I’m appreciating Adam Copeland’s piece at Hybrid Pedagogy on “digital wisdom,” which he describes as “a pedagogical approach to technology and the classroom that does not stop at whether or how students may access digital devices in my classroom, but seeks also to address why it is important that students critically engage these very questions.” He offers four “pillars” that he uses in his own considerations of how to craft assignments for his students, each an important reason why he would choose a particular tool, design an assignment in a particular way, or engage students from a particular perspective.
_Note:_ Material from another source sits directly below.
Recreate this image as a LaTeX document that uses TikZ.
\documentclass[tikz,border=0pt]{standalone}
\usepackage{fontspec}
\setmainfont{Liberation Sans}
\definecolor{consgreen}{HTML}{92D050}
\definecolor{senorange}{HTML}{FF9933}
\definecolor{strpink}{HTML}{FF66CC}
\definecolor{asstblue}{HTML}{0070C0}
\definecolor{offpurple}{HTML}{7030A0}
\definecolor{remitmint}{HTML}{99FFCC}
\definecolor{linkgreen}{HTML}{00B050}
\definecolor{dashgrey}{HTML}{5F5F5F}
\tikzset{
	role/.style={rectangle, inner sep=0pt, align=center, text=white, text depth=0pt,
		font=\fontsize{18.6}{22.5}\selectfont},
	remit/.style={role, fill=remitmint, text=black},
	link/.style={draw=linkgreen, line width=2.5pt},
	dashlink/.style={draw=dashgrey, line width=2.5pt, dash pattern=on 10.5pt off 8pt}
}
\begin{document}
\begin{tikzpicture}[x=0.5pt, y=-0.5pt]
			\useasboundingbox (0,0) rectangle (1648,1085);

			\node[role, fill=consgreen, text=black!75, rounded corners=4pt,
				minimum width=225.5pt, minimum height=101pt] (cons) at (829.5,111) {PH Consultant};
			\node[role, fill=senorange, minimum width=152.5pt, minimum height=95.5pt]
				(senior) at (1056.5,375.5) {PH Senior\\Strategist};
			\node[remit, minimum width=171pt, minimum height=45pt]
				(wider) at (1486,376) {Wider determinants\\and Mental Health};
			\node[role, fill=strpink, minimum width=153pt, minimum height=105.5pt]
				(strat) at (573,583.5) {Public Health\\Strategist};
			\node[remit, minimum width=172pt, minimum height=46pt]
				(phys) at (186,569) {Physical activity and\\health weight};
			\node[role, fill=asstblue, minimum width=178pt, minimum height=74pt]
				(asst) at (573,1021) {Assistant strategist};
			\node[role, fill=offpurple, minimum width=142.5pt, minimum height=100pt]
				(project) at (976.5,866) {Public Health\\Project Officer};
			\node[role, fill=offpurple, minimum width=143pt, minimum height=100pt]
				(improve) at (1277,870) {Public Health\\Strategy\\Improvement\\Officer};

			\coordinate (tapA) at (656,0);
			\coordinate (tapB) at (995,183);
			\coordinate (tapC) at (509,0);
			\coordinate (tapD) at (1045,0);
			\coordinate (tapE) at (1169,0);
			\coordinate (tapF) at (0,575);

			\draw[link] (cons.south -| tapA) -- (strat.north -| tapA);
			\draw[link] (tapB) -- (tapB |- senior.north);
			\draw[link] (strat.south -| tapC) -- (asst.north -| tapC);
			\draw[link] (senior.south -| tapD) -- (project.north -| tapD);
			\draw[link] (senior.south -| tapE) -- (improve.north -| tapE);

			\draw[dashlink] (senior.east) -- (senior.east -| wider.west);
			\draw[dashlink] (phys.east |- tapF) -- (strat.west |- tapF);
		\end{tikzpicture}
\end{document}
This advice runs parallel to the “not digital pedagogy, just pedagogy” discussion we’ve been seeing lately (e.g.: here, here), in that Copeland’s conception of digital wisdom is a call for us to “move away from easy answers” and move toward pedagogical goals that deepen and expand our students learning. He links to a range of assignments by himself and others that address his pillars – forming collaborative relationships with peers, preparing for citizenship, encountering difference and disagreement, and welcoming complexity – in concrete but theoretically informed ways, which is a particularly helpful approach for teachers interested in getting started with digital pedagogy.
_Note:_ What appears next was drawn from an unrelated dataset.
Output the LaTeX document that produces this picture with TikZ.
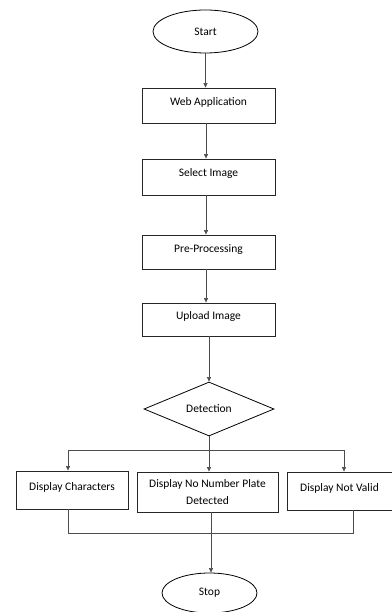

I would like to push back a little on the way he sets up this helpful discussion, though, because for me, a term like “digital wisdom” can be used even more powerfully than just “the why” of asking students to engage a particular question. By drawing on the term wisdom, we have an opportunity to activate ancient conversation about the role of practice and the practical – the how – in serving as not only a counterpoint to the why, but also an important aspect of its foundation. Aristotle called it phronesis, others have used metis, but when we use terms like judgment, prudence and (practical) wisdom, we refer to that process through which we learn from our practices; the how deeply informs and ultimately serves as the foundation for the why. This process, of formulating a why, crafting a concrete how that hopefully enacts that why, and then reflecting on the nature of that enactment and usually making practical changes to the how in light of that reflection, is the very practical and grounded nature of the practical wisdom that pedagogues perform on a regular basis.
Through this process, we come to see ways that the why and the how are intricately linked, and we come to understand both more deeply than dogged application of the why to the how without such process will overlook. Copeland’s argument is crucial to the direction we all must turn in the future, as it recognizes the need to look past the newness and shininess of digital tools to the ways they can help us deepen student learning. But if we’re not also closing that experiential learning loop ourselves, we’re missing out on significant opportunities to deepen our own learning. Digital wisdom should be more than the why – it should be the why informed by the constantly developing nature of the relationship between the why and the how.